I asked about this on IRC, but didn’t get a response. It didn’t seem to have been discussed in a quick search of the forum either. In summary, it would be nice if translations for Places could be used in reports and graphs.
In my Places tree, I have Alternative Names for them in other languages like French (fr) and Spanish (es). When I generate a Family Lines Graph or Detailed Ancestral Report in French, for example, those Alternative Names don’t get used. Is this a bug and if not could it be a feature instead?
You need to make sure that the main place Name field also has a language code. At the end of the place Name field and before the Type field there is an edit Icon. This opens the same edit window for the main entry as the Alternative name entries.
That worked for the Family Lines Graph, but not the Detailed Ancestral Report.
That’s interesting. I’d never noticed that. Setting the default to ‘en’ doesn’t allow the French Alternative Name to be used in the Detailed Ancestral Report, however.
Do you have an SQL snippet for lazy people (me) I could use via the sqlite3 console to add ‘en’ as the default place language for all those that don’t have it already? It wasn’t clear to me from the table’s schema how that’s managed. Maybe there’s a way to mass update them from the interface that’s safer.
Using the Place Format Editor you should be able to create a format named ‘French’ setting fr in the language field. Then set ‘French’ as the place name format in Preferences causing French place names to be displayed throughout the Gramps GUI. This should carry over into all reports.
I use the endonym for all place names. I add the English name as an alternative so I can search for the record. When needed, I’ll add the record using the latin alphabet with the native script as another alternative. I do not add the language codes since I never have the need to translate place names.
French place names are in French. German place names are in German.
I use the Narrative Web as the report I create for cousins so all this gets added to the place record. I also add the Wikipedia page to each place record. If someone doesn’t know where Suomi is they can learn something.
Perhaps we can brainstorm adapting their Place name formatting approach to the other report. Having a Report from a similar category is usually easier to use as a reference example.
Posting a Feature Request with a possible patch is more likely to yield results.
The Detailed Ancestral Report source has a pretty basic place format handling: self.place_format = menu.get_option_by_name("place_format").get_value()
def get_event_place(self, event):
"""get the place of the event"""
place_text = ""
place_handle = event.get_place_handle()
if place_handle:
place = self._db.get_place_from_handle(place_handle)
if place:
place_text = _pd.display(self._db, place)

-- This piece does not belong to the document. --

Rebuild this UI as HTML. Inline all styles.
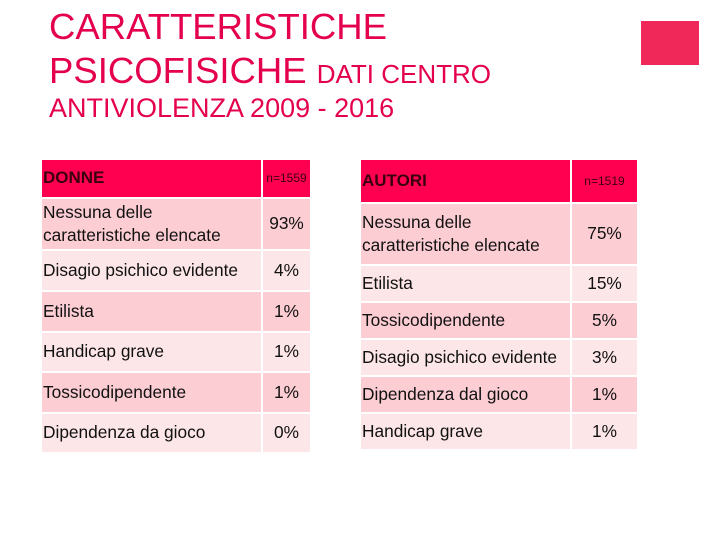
<!DOCTYPE html>
<html><head><meta charset="utf-8"><style>
body{margin:0;width:720px;height:540px;background:#fff;position:relative;overflow:hidden;font-family:"Liberation Sans",sans-serif;}
.t{position:absolute;color:#e4004f;white-space:nowrap;}
.c{position:absolute;box-sizing:border-box;display:flex;align-items:center;font-size:17.3px;color:#111;line-height:1.35;white-space:nowrap;}
.n{justify-content:center;}
</style></head><body>
<div class="t" style="left:49px;top:6px;font-size:36.5px;">CARATTERISTICHE</div>
<div class="t" style="left:49px;top:50px;font-size:36.5px;">PSICOFISICHE <span style="font-size:26px">DATI CENTRO</span></div>
<div class="t" style="left:49px;top:93px;font-size:27px;">ANTIVIOLENZA 2009 - 2016</div>
<div style="position:absolute;left:641px;top:21px;width:58px;height:44px;background:#f0285a;"></div>
<script>
const donneLabels=["Nessuna delle<br>caratteristiche elencate","Disagio psichico evidente","Etilista","Handicap grave","Tossicodipendente","Dipendenza da gioco"];
const donneValues=["93%","4%","1%","1%","1%","0%"];
const autoriLabels=["Nessuna delle<br>caratteristiche elencate","Etilista","Tossicodipendente","Disagio psichico evidente","Dipendenza dal gioco","Handicap grave"];
const autoriValues=["75%","15%","5%","3%","1%","1%"];
function table(name,x0,xs,x1,rowsY,head,n,labels,vals){
  const all=[[head,n]].concat(labels.map((l,i)=>[l,vals[i]]));
  all.forEach((r,i)=>{
    const y=rowsY[i],h=rowsY[i+1]-y-2;
    const bg=i==0?"#ff0050":(i%2?"#fccdd3":"#fde6e8");
    const a=document.createElement('div');
    a.className='c';
    
    
    a.style.cssText=`left:${x0}px;top:${y}px;width:${xs-x0}px;height:${h}px;background:${bg};padding-left:1px;`+(i==0?'font-weight:bold;color:#3a0010;font-size:17px;':'');
    a.innerHTML=r[0];document.body.appendChild(a);
    const b=document.createElement('div');
    b.className='c n';
    
    
    b.style.cssText=`left:${xs+2}px;top:${y}px;width:${x1-xs-2}px;height:${h}px;background:${bg};`+(i==0?'font-size:12px;color:#3a0010;':'');
    b.innerHTML=r[1];document.body.appendChild(b);
  });
}
table('donne',42,261,310,[160,199,251,292,333,373,414,454],'DONNE','n=1559',donneLabels,donneValues);
table('autori',361,570,637,[160,204,266,303,340,377,414,451],'AUTORI','n=1519',autoriLabels,autoriValues);
</script>
</body></html>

place_text = html.escape(place_text)
return place_text
Setting the place format in Preferences to either FRENCH or SPANISH, the Detailed Ancestral Report displayed the place in the correct language. Setting the default to Full in Preferences displayed the English name in the GUI. When running the DAR, I set the Place format option to FRENCH and the report displayed the French place name.
That’s the part I missed. It’s a good workaround. Thanks!

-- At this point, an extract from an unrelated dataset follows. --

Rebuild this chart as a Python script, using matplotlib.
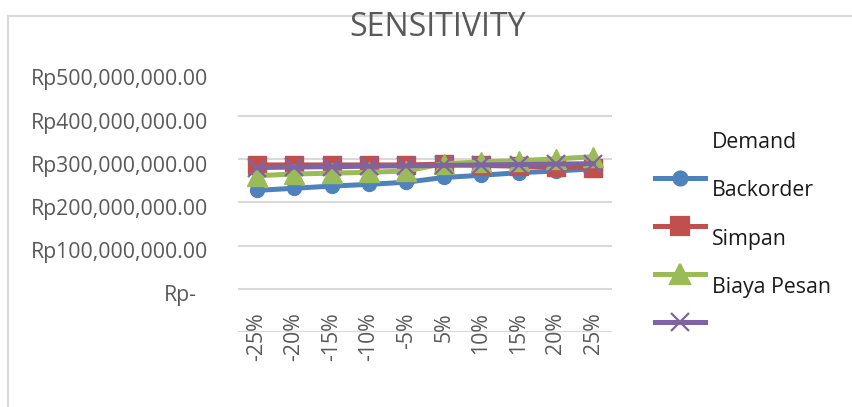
import matplotlib.pyplot as plt
from matplotlib.lines import Line2D
from matplotlib.patches import Rectangle
from matplotlib.transforms import blended_transform_factory

# categories and series (values in Rupiah)
categories = ["-25%", "-20%", "-15%", "-10%", "-5%", "5%", "10%", "15%", "20%", "25%"]
demand = [228e6, 233e6, 238e6, 242e6, 247e6, 258e6, 263e6, 269e6, 273e6, 278e6]
backorder = [287e6, 287e6, 287e6, 287e6, 287e6, 289e6, 286e6, 284e6, 282e6, 281e6]
simpan = [262e6, 266e6, 268e6, 270e6, 273e6, 290e6, 294e6, 297e6, 301e6, 306e6]
biaya_pesan = [281e6, 282e6, 283e6, 284e6, 285e6, 286e6, 287e6, 288e6, 289e6, 290e6]

y_ticks = [500e6, 400e6, 300e6, 200e6, 100e6, 0]
y_labels = ["Rp500,000,000.00", "Rp400,000,000.00", "Rp300,000,000.00",
            "Rp200,000,000.00", "Rp100,000,000.00", "Rp-"]
legend_texts = ["Demand", "Backorder", "Simpan", "Biaya Pesan", ""]

blue, red, green, purple = "#4F81BD", "#C0504D", "#9BBB59", "#8064A2"
grey_txt = "#595959"
grid_c = "#D9D9D9"

plt.rcParams['font.family'] = ['Open Sans', 'DejaVu Sans']

W, H = 852, 407
fig = plt.figure(figsize=(W / 100, H / 100), dpi=100)

# chart area border
fig.add_artist(Rectangle((8 / W, -0.1), 1.2, 1 - 16 / H + 0.1, transform=fig.transFigure,
                         fill=False, edgecolor=grid_c, linewidth=1.5))

ax = fig.add_axes([238 / W, 1 - 332 / H, (612 - 238) / W, (332 - 73) / H])
ax.set_xlim(-0.5, len(categories) - 0.5)
ax.set_ylim(-100e6, 500e6)
for s in ax.spines.values():
    s.set_visible(False)
ax.set_xticks([])
ax.set_yticks([])

# gridlines (incl. horizontal axis line at bottom)
for v in [400e6, 300e6, 200e6, 100e6, 0, -100e6]:
    ax.axhline(v, color=grid_c, linewidth=1.5, zorder=0)

x = list(range(len(categories)))
lw = 3.6
ax.plot(x, demand, color=blue, lw=lw, marker='o', ms=10, zorder=2)
ax.plot(x, backorder, color=red, lw=lw, marker='s', ms=13.5, zorder=3)
ax.plot(x, simpan, color=green, lw=lw, marker='^', ms=14, zorder=4)
ax.plot(x, biaya_pesan, color=purple, lw=lw, marker='x', ms=13, mew=1.6, zorder=5)

# value axis labels (sit a bit below their gridline, as in the original)
lab_tr = blended_transform_factory(fig.transFigure, ax.transData)
for v, lab in zip(y_ticks, y_labels):
    xr = 208 if lab != "Rp-" else 197
    ax.text(xr / W, v - 16e6, lab, transform=lab_tr,
            ha='right', va='center', fontsize=15.3, color=grey_txt, clip_on=False)

# category labels
for i, c in enumerate(categories):
    ax.text(i, -55e6, c, rotation=90, ha='center', va='top', fontsize=15.3,
            color=grey_txt, clip_on=False)

fig.text(438 / W, 1 - 28 / H, "SENSITIVITY", ha='center', va='center',
         fontsize=23, color=grey_txt)

# legend drawn by hand (labels sit offset from their keys)
key_y = [178, 226, 274, 322]
key_style = [(blue, 'o', 10), (red, 's', 13.5), (green, '^', 14), (purple, 'x', 13)]
for y, (col, mk, ms) in zip(key_y, key_style):
    fy = 1 - y / H
    fig.add_artist(Line2D([655 / W, 705 / W], [fy, fy], color=col, lw=lw,
                          transform=fig.transFigure))
    fig.add_artist(Line2D([680 / W], [fy], color=col, marker=mk, ms=ms, mew=1.6,
                          transform=fig.transFigure))
text_y = [142, 190, 239, 287]
for y, t in zip(text_y, legend_texts):
    fig.text(712 / W, 1 - y / H, t, ha='left', va='center', fontsize=15.3, color="#1a1a1a")

fig.savefig("out.png", dpi=100)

This is the part I’m unsure about the correct solution. Users can add multiple Alternative Names with the same language, so which one would get selected? Is the workaround ITT the best way to handle it instead of assuming that setting the report/graph language would pull in Alternate Names with the same language like I was proposing?
If the event date is after 1690 Woodstock is displayed. Events between 1620 and 1690 New Roxbury displays. The last entry is there in case an event has no date. No date is looking for the earliest date (think 1 Jan 0001). An entry before <date> will also handle an event with no date. But is that the name you want to display.
What I am showing is for the English or default language.
To do the same for other languages you need to add additional entries with the dates but also for the language.
Just remember that the main place name entry is evaluated first then the list of alternatives in order. The first entry that returns as true for the date and/or language will be the name displayed.
You should list the endonym before the exonyms. The language can be left empty for the endonym, since the first name matching the date range will be used if there is no matching exonym.
For example:
Firenze “” or “it”
Florence “en”
will display “Firenze” for all languages except for English when “Florence” will be displayed.